== Directive ==
Would you output the whole listing below, exactly as it reads?

(Dataset entries)

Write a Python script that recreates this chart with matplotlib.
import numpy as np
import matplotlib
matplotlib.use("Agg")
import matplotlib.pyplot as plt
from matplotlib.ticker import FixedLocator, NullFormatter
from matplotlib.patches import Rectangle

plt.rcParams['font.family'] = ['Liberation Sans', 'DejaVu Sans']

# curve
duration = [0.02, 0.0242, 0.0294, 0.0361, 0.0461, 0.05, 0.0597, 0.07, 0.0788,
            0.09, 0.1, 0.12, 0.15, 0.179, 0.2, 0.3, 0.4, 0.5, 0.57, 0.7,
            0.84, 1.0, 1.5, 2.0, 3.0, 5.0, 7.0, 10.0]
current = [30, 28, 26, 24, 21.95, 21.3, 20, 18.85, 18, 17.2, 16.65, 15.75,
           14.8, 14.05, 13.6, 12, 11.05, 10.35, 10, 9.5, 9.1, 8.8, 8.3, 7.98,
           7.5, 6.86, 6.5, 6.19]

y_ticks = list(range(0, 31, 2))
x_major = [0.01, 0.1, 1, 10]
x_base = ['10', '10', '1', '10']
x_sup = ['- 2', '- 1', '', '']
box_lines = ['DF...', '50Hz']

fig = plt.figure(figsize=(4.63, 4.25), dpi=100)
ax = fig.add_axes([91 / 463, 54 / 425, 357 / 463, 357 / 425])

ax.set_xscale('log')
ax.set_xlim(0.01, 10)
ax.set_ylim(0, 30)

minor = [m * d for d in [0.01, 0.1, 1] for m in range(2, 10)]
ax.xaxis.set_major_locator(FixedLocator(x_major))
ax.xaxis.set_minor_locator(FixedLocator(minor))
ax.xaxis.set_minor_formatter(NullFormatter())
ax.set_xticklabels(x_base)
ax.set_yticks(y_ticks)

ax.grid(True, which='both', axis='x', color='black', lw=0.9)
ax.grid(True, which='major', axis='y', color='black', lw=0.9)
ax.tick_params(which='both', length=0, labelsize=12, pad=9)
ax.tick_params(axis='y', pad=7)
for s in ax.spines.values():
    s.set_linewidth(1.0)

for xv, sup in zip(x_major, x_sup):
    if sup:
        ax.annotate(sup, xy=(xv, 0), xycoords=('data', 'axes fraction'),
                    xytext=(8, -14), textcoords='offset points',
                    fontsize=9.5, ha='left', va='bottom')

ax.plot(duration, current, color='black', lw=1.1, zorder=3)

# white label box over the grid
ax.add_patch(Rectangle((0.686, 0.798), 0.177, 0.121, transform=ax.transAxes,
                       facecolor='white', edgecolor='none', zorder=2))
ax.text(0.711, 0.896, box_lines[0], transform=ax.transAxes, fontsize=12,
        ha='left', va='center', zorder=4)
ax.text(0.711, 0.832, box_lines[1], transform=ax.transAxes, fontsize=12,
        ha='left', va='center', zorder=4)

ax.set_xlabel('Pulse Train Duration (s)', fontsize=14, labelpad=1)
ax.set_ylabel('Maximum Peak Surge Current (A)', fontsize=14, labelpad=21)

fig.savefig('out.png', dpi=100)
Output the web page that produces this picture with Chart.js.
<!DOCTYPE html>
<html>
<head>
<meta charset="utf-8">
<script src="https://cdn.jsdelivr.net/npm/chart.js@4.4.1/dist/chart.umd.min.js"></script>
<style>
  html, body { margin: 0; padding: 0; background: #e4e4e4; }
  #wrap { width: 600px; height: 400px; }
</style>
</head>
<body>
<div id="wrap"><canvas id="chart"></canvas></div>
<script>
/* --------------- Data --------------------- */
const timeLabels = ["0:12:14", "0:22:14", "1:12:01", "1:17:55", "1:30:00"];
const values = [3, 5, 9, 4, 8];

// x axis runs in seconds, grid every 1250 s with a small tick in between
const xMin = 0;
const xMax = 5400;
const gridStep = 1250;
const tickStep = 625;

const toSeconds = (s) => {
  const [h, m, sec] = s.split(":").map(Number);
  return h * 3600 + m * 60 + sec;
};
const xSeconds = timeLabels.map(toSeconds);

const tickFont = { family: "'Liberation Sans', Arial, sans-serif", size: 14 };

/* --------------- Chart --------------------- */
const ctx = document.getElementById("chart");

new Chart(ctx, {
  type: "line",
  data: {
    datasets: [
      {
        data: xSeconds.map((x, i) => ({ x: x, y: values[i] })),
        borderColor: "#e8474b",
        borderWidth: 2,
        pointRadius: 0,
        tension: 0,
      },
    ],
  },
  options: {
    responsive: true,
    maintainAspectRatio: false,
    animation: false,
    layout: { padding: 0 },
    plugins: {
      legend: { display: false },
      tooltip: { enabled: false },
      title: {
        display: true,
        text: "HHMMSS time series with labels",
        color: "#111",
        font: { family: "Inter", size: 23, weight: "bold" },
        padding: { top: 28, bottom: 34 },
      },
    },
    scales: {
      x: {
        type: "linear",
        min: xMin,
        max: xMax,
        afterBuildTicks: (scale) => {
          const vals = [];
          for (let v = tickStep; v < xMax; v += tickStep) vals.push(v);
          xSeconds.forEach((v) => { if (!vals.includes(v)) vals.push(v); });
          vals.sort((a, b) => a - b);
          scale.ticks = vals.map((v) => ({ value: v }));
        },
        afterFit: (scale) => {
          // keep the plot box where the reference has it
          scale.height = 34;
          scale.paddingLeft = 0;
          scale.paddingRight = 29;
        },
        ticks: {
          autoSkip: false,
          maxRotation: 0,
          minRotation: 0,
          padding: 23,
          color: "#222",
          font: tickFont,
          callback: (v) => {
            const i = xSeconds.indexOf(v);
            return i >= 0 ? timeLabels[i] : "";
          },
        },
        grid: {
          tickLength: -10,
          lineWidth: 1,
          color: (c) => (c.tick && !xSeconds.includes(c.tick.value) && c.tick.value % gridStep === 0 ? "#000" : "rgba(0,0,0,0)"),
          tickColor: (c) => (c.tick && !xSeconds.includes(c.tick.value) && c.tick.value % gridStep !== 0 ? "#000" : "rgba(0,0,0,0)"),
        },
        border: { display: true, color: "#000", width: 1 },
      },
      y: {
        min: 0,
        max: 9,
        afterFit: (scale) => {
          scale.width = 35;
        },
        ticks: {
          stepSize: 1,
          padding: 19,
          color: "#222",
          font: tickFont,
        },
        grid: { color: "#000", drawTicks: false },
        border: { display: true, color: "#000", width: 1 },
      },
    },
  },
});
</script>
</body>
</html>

== Solved exercise ==
Write a Python script that recreates this chart with matplotlib.
import numpy as np
import matplotlib
matplotlib.use("Agg")
import matplotlib.pyplot as plt
from matplotlib.ticker import FixedLocator, NullFormatter
from matplotlib.patches import Rectangle

plt.rcParams['font.family'] = ['Liberation Sans', 'DejaVu Sans']

# curve
duration = [0.02, 0.0242, 0.0294, 0.0361, 0.0461, 0.05, 0.0597, 0.07, 0.0788,
            0.09, 0.1, 0.12, 0.15, 0.179, 0.2, 0.3, 0.4, 0.5, 0.57, 0.7,
            0.84, 1.0, 1.5, 2.0, 3.0, 5.0, 7.0, 10.0]
current = [30, 28, 26, 24, 21.95, 21.3, 20, 18.85, 18, 17.2, 16.65, 15.75,
           14.8, 14.05, 13.6, 12, 11.05, 10.35, 10, 9.5, 9.1, 8.8, 8.3, 7.98,
           7.5, 6.86, 6.5, 6.19]

y_ticks = list(range(0, 31, 2))
x_major = [0.01, 0.1, 1, 10]
x_base = ['10', '10', '1', '10']
x_sup = ['- 2', '- 1', '', '']
box_lines = ['DF...', '50Hz']

fig = plt.figure(figsize=(4.63, 4.25), dpi=100)
ax = fig.add_axes([91 / 463, 54 / 425, 357 / 463, 357 / 425])

ax.set_xscale('log')
ax.set_xlim(0.01, 10)
ax.set_ylim(0, 30)

minor = [m * d for d in [0.01, 0.1, 1] for m in range(2, 10)]
ax.xaxis.set_major_locator(FixedLocator(x_major))
ax.xaxis.set_minor_locator(FixedLocator(minor))
ax.xaxis.set_minor_formatter(NullFormatter())
ax.set_xticklabels(x_base)
ax.set_yticks(y_ticks)

ax.grid(True, which='both', axis='x', color='black', lw=0.9)
ax.grid(True, which='major', axis='y', color='black', lw=0.9)
ax.tick_params(which='both', length=0, labelsize=12, pad=9)
ax.tick_params(axis='y', pad=7)
for s in ax.spines.values():
    s.set_linewidth(1.0)

for xv, sup in zip(x_major, x_sup):
    if sup:
        ax.annotate(sup, xy=(xv, 0), xycoords=('data', 'axes fraction'),
                    xytext=(8, -14), textcoords='offset points',
                    fontsize=9.5, ha='left', va='bottom')

ax.plot(duration, current, color='black', lw=1.1, zorder=3)

# white label box over the grid
ax.add_patch(Rectangle((0.686, 0.798), 0.177, 0.121, transform=ax.transAxes,
                       facecolor='white', edgecolor='none', zorder=2))
ax.text(0.711, 0.896, box_lines[0], transform=ax.transAxes, fontsize=12,
        ha='left', va='center', zorder=4)
ax.text(0.711, 0.832, box_lines[1], transform=ax.transAxes, fontsize=12,
        ha='left', va='center', zorder=4)

ax.set_xlabel('Pulse Train Duration (s)', fontsize=14, labelpad=1)
ax.set_ylabel('Maximum Peak Surge Current (A)', fontsize=14, labelpad=21)

fig.savefig('out.png', dpi=100)
Output the web page that produces this picture with Chart.js.
<!DOCTYPE html>
<html>
<head>
<meta charset="utf-8">
<script src="https://cdn.jsdelivr.net/npm/chart.js@4.4.1/dist/chart.umd.min.js"></script>
<style>
  html, body { margin: 0; padding: 0; background: #e4e4e4; }
  #wrap { width: 600px; height: 400px; }
</style>
</head>
<body>
<div id="wrap"><canvas id="chart"></canvas></div>
<script>
/* --------------- Data --------------------- */
const timeLabels = ["0:12:14", "0:22:14", "1:12:01", "1:17:55", "1:30:00"];
const values = [3, 5, 9, 4, 8];

// x axis runs in seconds, grid every 1250 s with a small tick in between
const xMin = 0;
const xMax = 5400;
const gridStep = 1250;
const tickStep = 625;

const toSeconds = (s) => {
  const [h, m, sec] = s.split(":").map(Number);
  return h * 3600 + m * 60 + sec;
};
const xSeconds = timeLabels.map(toSeconds);

const tickFont = { family: "'Liberation Sans', Arial, sans-serif", size: 14 };

/* --------------- Chart --------------------- */
const ctx = document.getElementById("chart");

new Chart(ctx, {
  type: "line",
  data: {
    datasets: [
      {
        data: xSeconds.map((x, i) => ({ x: x, y: values[i] })),
        borderColor: "#e8474b",
        borderWidth: 2,
        pointRadius: 0,
        tension: 0,
      },
    ],
  },
  options: {
    responsive: true,
    maintainAspectRatio: false,
    animation: false,
    layout: { padding: 0 },
    plugins: {
      legend: { display: false },
      tooltip: { enabled: false },
      title: {
        display: true,
        text: "HHMMSS time series with labels",
        color: "#111",
        font: { family: "Inter", size: 23, weight: "bold" },
        padding: { top: 28, bottom: 34 },
      },
    },
    scales: {
      x: {
        type: "linear",
        min: xMin,
        max: xMax,
        afterBuildTicks: (scale) => {
          const vals = [];
          for (let v = tickStep; v < xMax; v += tickStep) vals.push(v);
          xSeconds.forEach((v) => { if (!vals.includes(v)) vals.push(v); });
          vals.sort((a, b) => a - b);
          scale.ticks = vals.map((v) => ({ value: v }));
        },
        afterFit: (scale) => {
          // keep the plot box where the reference has it
          scale.height = 34;
          scale.paddingLeft = 0;
          scale.paddingRight = 29;
        },
        ticks: {
          autoSkip: false,
          maxRotation: 0,
          minRotation: 0,
          padding: 23,
          color: "#222",
          font: tickFont,
          callback: (v) => {
            const i = xSeconds.indexOf(v);
            return i >= 0 ? timeLabels[i] : "";
          },
        },
        grid: {
          tickLength: -10,
          lineWidth: 1,
          color: (c) => (c.tick && !xSeconds.includes(c.tick.value) && c.tick.value % gridStep === 0 ? "#000" : "rgba(0,0,0,0)"),
          tickColor: (c) => (c.tick && !xSeconds.includes(c.tick.value) && c.tick.value % gridStep !== 0 ? "#000" : "rgba(0,0,0,0)"),
        },
        border: { display: true, color: "#000", width: 1 },
      },
      y: {
        min: 0,
        max: 9,
        afterFit: (scale) => {
          scale.width = 35;
        },
        ticks: {
          stepSize: 1,
          padding: 19,
          color: "#222",
          font: tickFont,
        },
        grid: { color: "#000", drawTicks: false },
        border: { display: true, color: "#000", width: 1 },
      },
    },
  },
});
</script>
</body>
</html>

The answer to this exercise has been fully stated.